------ Information provided ------

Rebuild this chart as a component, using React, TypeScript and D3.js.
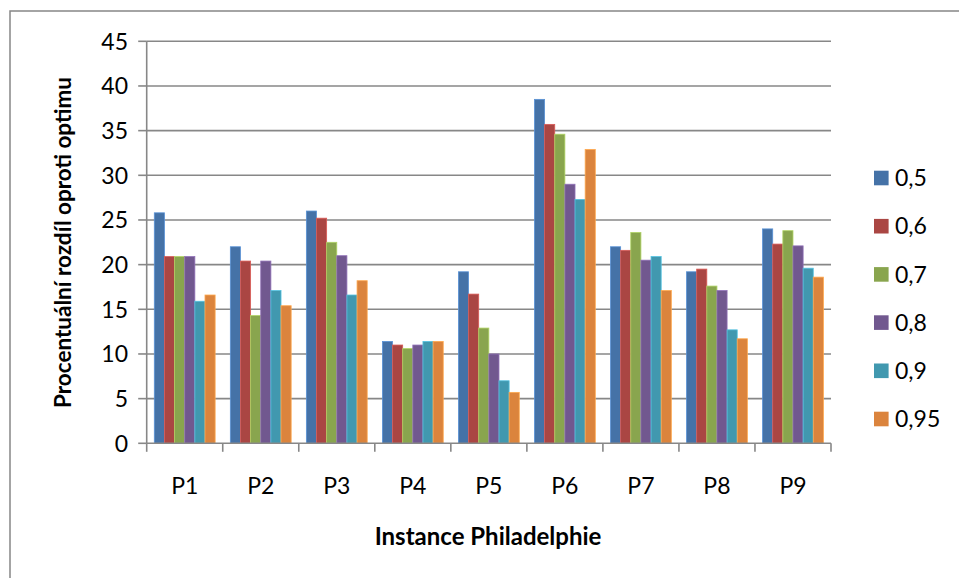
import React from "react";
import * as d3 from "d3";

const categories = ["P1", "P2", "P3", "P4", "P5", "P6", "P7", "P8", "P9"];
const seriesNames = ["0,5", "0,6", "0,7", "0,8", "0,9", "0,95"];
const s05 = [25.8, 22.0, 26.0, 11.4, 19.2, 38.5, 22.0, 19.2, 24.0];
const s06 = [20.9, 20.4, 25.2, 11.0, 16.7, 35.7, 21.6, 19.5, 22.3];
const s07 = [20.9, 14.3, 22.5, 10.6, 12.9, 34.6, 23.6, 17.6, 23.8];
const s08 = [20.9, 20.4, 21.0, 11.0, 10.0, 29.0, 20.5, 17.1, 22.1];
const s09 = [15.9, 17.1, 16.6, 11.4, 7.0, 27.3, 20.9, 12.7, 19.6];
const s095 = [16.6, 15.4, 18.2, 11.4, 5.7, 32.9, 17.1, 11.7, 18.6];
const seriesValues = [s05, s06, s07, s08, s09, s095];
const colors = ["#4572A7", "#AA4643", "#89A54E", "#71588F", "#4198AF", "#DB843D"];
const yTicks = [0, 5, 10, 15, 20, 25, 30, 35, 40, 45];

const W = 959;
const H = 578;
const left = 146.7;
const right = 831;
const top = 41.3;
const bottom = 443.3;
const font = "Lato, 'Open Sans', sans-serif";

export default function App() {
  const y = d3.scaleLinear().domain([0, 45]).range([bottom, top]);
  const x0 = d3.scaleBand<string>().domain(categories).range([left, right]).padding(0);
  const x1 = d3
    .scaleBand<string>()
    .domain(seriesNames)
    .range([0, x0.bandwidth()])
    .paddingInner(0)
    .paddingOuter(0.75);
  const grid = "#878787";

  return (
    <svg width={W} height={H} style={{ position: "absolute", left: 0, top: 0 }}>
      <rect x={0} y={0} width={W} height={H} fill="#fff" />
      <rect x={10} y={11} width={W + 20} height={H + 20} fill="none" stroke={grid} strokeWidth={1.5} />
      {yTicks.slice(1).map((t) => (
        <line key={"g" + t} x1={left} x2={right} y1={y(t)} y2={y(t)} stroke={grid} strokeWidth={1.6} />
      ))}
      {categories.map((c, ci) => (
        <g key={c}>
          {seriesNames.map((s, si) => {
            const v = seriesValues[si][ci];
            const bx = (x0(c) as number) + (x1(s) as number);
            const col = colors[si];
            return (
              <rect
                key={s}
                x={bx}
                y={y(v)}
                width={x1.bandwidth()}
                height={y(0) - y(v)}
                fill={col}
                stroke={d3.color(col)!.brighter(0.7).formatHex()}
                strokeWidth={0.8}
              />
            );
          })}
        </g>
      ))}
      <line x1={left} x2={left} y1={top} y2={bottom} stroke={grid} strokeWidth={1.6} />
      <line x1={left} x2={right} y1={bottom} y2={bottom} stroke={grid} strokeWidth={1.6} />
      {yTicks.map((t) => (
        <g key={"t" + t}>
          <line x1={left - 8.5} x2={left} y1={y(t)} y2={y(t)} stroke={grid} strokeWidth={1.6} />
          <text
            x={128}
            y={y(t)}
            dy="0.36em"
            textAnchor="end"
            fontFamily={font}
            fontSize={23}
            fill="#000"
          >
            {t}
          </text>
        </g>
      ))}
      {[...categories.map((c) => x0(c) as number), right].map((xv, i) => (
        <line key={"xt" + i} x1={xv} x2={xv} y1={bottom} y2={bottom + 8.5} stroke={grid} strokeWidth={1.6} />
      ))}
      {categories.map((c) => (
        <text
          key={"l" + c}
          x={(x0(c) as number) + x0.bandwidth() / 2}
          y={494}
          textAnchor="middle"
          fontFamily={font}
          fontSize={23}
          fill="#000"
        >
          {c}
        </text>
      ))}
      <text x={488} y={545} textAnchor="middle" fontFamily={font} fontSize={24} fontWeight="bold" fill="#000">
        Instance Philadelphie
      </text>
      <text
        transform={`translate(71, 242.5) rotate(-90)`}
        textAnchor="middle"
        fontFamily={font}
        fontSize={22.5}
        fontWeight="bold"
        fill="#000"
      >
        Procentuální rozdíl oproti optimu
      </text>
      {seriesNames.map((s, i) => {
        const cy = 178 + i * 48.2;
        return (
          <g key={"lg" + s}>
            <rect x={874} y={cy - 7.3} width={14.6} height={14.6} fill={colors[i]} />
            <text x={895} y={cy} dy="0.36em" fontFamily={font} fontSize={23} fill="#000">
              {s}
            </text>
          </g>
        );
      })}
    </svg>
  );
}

------

Write out the lines from the start of the material to the line with "import * as", inclusive and exactly. Skip the pictures.

Rebuild this chart as a component, using React, TypeScript and D3.js.
import React from "react";
import * as d3 from "d3";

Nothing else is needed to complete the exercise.